Keral

IMA writes to CM on COVID situation

It urges State to make public data adopted for in-patients

Indian Medical Association (IMA) has urged the government to make public the data on symptomatology, pathophysiology, and treatment schedule adopted for COVID-19 in-patients in the State.

This is to ensure that the clinicians in the private sector who will have to step in soon to provide COVID-19 care are not left in the lurch, the forum says.

In a letter addressed to Chief Minister Pinarayi Vijayan, IMA State secretary P. Gopikumar and State president Abraham Varghese said though the IMA had been demanding this since months, no action was taken by the government to remedy the situation.

They pointed out that COVID-19 being a new disease caused by a new virus, the total lack of crucial State-specific data on the patients here and disease epidemiology in the public domain could prove to be a major stumbling block when private sector clinicians would be called in to manage COVID-19.

The IMA said it was an injustice that the private sector, which catered to nearly 70% of the State population’s healthcare needs, were kept in the dark as far as COVID-19 data was concerned.

To learn more about the disease, clinicians were left to depend on studies from the rest of the world where the scenario was quite different from that of Kerala, the forum office-bearers said.

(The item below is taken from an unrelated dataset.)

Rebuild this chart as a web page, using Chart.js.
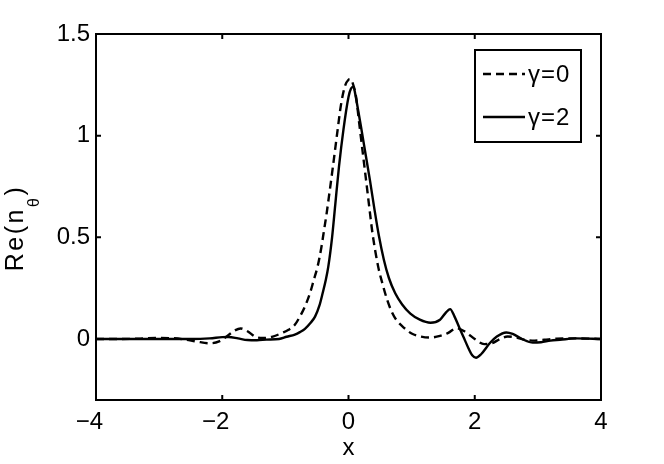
<!DOCTYPE html>
<html>
<head>
<meta charset="utf-8">
<script src="https://cdn.jsdelivr.net/npm/chart.js@4.4.0/dist/chart.umd.min.js"></script>
<style>
  html, body { margin: 0; padding: 0; background: #fff; }
</style>
</head>
<body>
<canvas id="myChart" width="664" height="464"></canvas>
<script>
  // values
  const xTicks = [-4, -2, 0, 2, 4];
  const yTicks = [0, 0.5, 1, 1.5];
  const seriesLabels = ["γ=0", "γ=2"];

  const xGamma0 = [-4, -3.6, -3.3, -3.0, -2.8, -2.6, -2.4, -2.2, -2.05, -1.9, -1.8, -1.71, -1.6, -1.47, -1.35, -1.2, -1.05, -0.95, -0.85, -0.77, -0.69, -0.61, -0.55, -0.49, -0.43, -0.39, -0.35, -0.31, -0.25, -0.18, -0.12, -0.06, 0.0, 0.03, 0.07, 0.12, 0.17, 0.24, 0.30, 0.34, 0.38, 0.47, 0.54, 0.61, 0.69, 0.76, 0.88, 1.0, 1.15, 1.29, 1.45, 1.58, 1.71, 1.85, 2.0, 2.15, 2.28, 2.4, 2.52, 2.65, 2.8, 2.95, 3.1, 3.3, 3.6, 4];
  const yGamma0 = [0, 0, 0.002, 0.005, 0.004, -0.002, -0.013, -0.021, -0.012, 0.02, 0.042, 0.052, 0.038, 0.01, 0.005, 0.012, 0.03, 0.045, 0.07, 0.11, 0.16, 0.225, 0.29, 0.356, 0.45, 0.53, 0.61, 0.70, 0.84, 1.01, 1.15, 1.24, 1.275, 1.278, 1.255, 1.19, 1.06, 0.88, 0.725, 0.62, 0.52, 0.356, 0.27, 0.195, 0.13, 0.093, 0.055, 0.027, 0.012, 0.007, 0.015, 0.03, 0.053, 0.035, 0.0, -0.025, -0.02, 0.0, 0.012, 0.008, -0.004, -0.008, -0.004, 0.002, 0.003, 0];

  const xGamma2 = [-4, -3.0, -2.5, -2.2, -2.0, -1.9, -1.75, -1.6, -1.45, -1.3, -1.1, -0.98, -0.85, -0.77, -0.69, -0.6, -0.53, -0.46, -0.41, -0.36, -0.32, -0.26, -0.21, -0.15, -0.08, 0.0, 0.04, 0.08, 0.11, 0.15, 0.2, 0.27, 0.34, 0.41, 0.48, 0.56, 0.64, 0.74, 0.85, 0.98, 1.13, 1.3, 1.45, 1.53, 1.61, 1.68, 1.75, 1.82, 1.9, 1.96, 2.02, 2.1, 2.24, 2.35, 2.5, 2.6, 2.75, 2.92, 3.05, 3.2, 3.35, 3.6, 4];
  const yGamma2 = [0, 0, 0, 0.003, 0.009, 0.01, 0.003, -0.005, -0.006, -0.003, 0, 0.011, 0.022, 0.034, 0.05, 0.08, 0.11, 0.165, 0.225, 0.29, 0.356, 0.50, 0.66, 0.85, 1.03, 1.19, 1.232, 1.24, 1.2, 1.13, 1.04, 0.91, 0.78, 0.64, 0.51, 0.39, 0.30, 0.225, 0.17, 0.125, 0.095, 0.08, 0.095, 0.125, 0.147, 0.11, 0.06, 0.011, -0.045, -0.08, -0.092, -0.075, -0.02, 0.012, 0.032, 0.025, 0.0, -0.018, -0.016, -0.008, -0.004, 0.003, 0];

  const FONT = "'Liberation Sans', Arial, sans-serif";

  function toPoints(xs, ys) {
    return xs.map((x, i) => ({ x: x, y: ys[i] }));
  }

  function fmt(v) {
    // minus hangs left of the digit, like the original
    return v < 0 ? "\u2212" + Math.abs(v) + "\u2007" : String(v);
  }

  // box round the plot with inward ticks on all four sides
  const framePlugin = {
    id: "frame",
    afterDatasetsDraw(chart) {
      const { ctx, chartArea: a, scales } = chart;
      const len = 5;
      ctx.save();
      ctx.strokeStyle = "#000";
      ctx.lineWidth = 2;
      ctx.strokeRect(a.left, a.top, a.right - a.left, a.bottom - a.top);
      ctx.beginPath();
      xTicks.forEach((v) => {
        const px = scales.x.getPixelForValue(v);
        ctx.moveTo(px, a.bottom); ctx.lineTo(px, a.bottom - len);
        ctx.moveTo(px, a.top); ctx.lineTo(px, a.top + len);
      });
      yTicks.forEach((v) => {
        const py = scales.y.getPixelForValue(v);
        ctx.moveTo(a.left, py); ctx.lineTo(a.left + len, py);
        ctx.moveTo(a.right, py); ctx.lineTo(a.right - len, py);
      });
      ctx.stroke();
      ctx.restore();
    },
  };

  // legend box in the upper right corner
  const legendPlugin = {
    id: "boxLegend",
    afterDraw(chart) {
      const { ctx, chartArea: a } = chart;
      const w = 106, h = 92;
      const bx = a.right - 20 - w, by = a.top + 16;
      ctx.save();
      ctx.fillStyle = "#fff";
      ctx.fillRect(bx, by, w, h);
      ctx.strokeStyle = "#000";
      ctx.lineWidth = 2;
      ctx.strokeRect(bx, by, w, h);
      chart.data.datasets.forEach((ds, i) => {
        const ry = by + 24 + i * 43;
        ctx.beginPath();
        ctx.setLineDash(ds.borderDash || []);
        ctx.lineWidth = ds.borderWidth;
        ctx.moveTo(bx + 8, ry);
        ctx.lineTo(bx + 50, ry);
        ctx.stroke();
        ctx.setLineDash([]);
        ctx.fillStyle = "#000";
        ctx.font = "24px " + FONT;
        if ("letterSpacing" in ctx) ctx.letterSpacing = "1px";
        ctx.textBaseline = "middle";
        ctx.textAlign = "left";
        ctx.fillText(ds.label, bx + 53, ry + 1);
      });
      ctx.restore();
    },
  };

  // y axis title with a subscript
  const yTitlePlugin = {
    id: "yTitle",
    afterDraw(chart) {
      const { ctx, chartArea: a } = chart;
      ctx.save();
      ctx.fillStyle = "#000";
      ctx.textBaseline = "alphabetic";
      ctx.textAlign = "left";
      if ("letterSpacing" in ctx) ctx.letterSpacing = "2.5px";
      ctx.font = "25px " + FONT;
      const w1 = ctx.measureText("Re(n").width;
      ctx.font = "16px " + FONT;
      const w2 = ctx.measureText("θ").width;
      ctx.font = "25px " + FONT;
      const w3 = ctx.measureText(")").width;
      const total = w1 + w2 + w3;
      const cy = (a.top + a.bottom) / 2 + 11;
      ctx.translate(23, cy + total / 2);
      ctx.rotate(-Math.PI / 2);
      ctx.fillText("Re(n", 0, 0);
      ctx.font = "16px " + FONT;
      ctx.fillText("θ", w1, 16);
      ctx.font = "25px " + FONT;
      ctx.fillText(")", w1 + w2, 0);
      ctx.restore();
    },
  };

  const ctx = document.getElementById("myChart").getContext("2d");
  const myChart = new Chart(ctx, {
    type: "scatter",
    data: {
      datasets: [
        {
          label: seriesLabels[0],
          data: toPoints(xGamma0, yGamma0),
          showLine: true,
          borderColor: "#000",
          borderWidth: 2.4,
          borderDash: [8, 5],
          pointRadius: 0,
          cubicInterpolationMode: "monotone",
        },
        {
          label: seriesLabels[1],
          data: toPoints(xGamma2, yGamma2),
          showLine: true,
          borderColor: "#000",
          borderWidth: 2.4,
          pointRadius: 0,
          cubicInterpolationMode: "monotone",
        },
      ],
    },
    options: {
      responsive: false,
      animation: false,
      layout: { padding: { top: 34, right: 63, left: 0, bottom: 0 } },
      plugins: {
        legend: { display: false },
        tooltip: { enabled: false },
      },
      scales: {
        x: {
          type: "linear",
          min: -4,
          max: 4,
          afterBuildTicks: (s) => { s.ticks = xTicks.map((v) => ({ value: v })); },
          afterFit: (s) => { s.height = 64; },
          grid: { display: false, drawTicks: false },
          border: { display: false },
          ticks: {
            padding: 8,
            color: "#000",
            font: { family: FONT, size: 24 },
            maxRotation: 0,
            callback: (v) => fmt(v),
          },
          title: {
            display: true,
            text: "x",
            color: "#000",
            font: { family: FONT, size: 24 },
            padding: { top: 0, bottom: 1 },
          },
        },
        y: {
          type: "linear",
          min: -0.3,
          max: 1.5,
          afterBuildTicks: (s) => { s.ticks = yTicks.map((v) => ({ value: v })); },
          afterFit: (s) => { s.width = 96; },
          grid: { display: false, drawTicks: false },
          border: { display: false },
          ticks: {
            padding: 6,
            color: "#000",
            font: { family: FONT, size: 24 },
            callback: (v) => String(v),
          },
        },
      },
    },
    plugins: [framePlugin, legendPlugin, yTitlePlugin],
  });
</script>
</body>
</html>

The IMA felt that while the lockdown period had succeeded in arresting the spread of the disease, the State had not utilised this time effectively to prepare itself to deal with the next stages of the disease.

The public was not made sensitive to the importance of infection prevention, and the increasing local spread in the post-lockdown period definitely looked like community spread was happening already. Research studies on disease transmission and epidemiological studies were very important and long overdue in the State, the letter says.

The IMA also pointed to the increasing COVID-19 positivity among doctors and other healthcare workers and the fact that all hospitals were at risk of becoming disease amplification centres.

It urged the government to move the focus of COVID-19 testing from the quarantined pool of people. It called for more tests in the community and especially among healthcare workers, lest the latter became asymptomatic carriers of infection inside hospitals.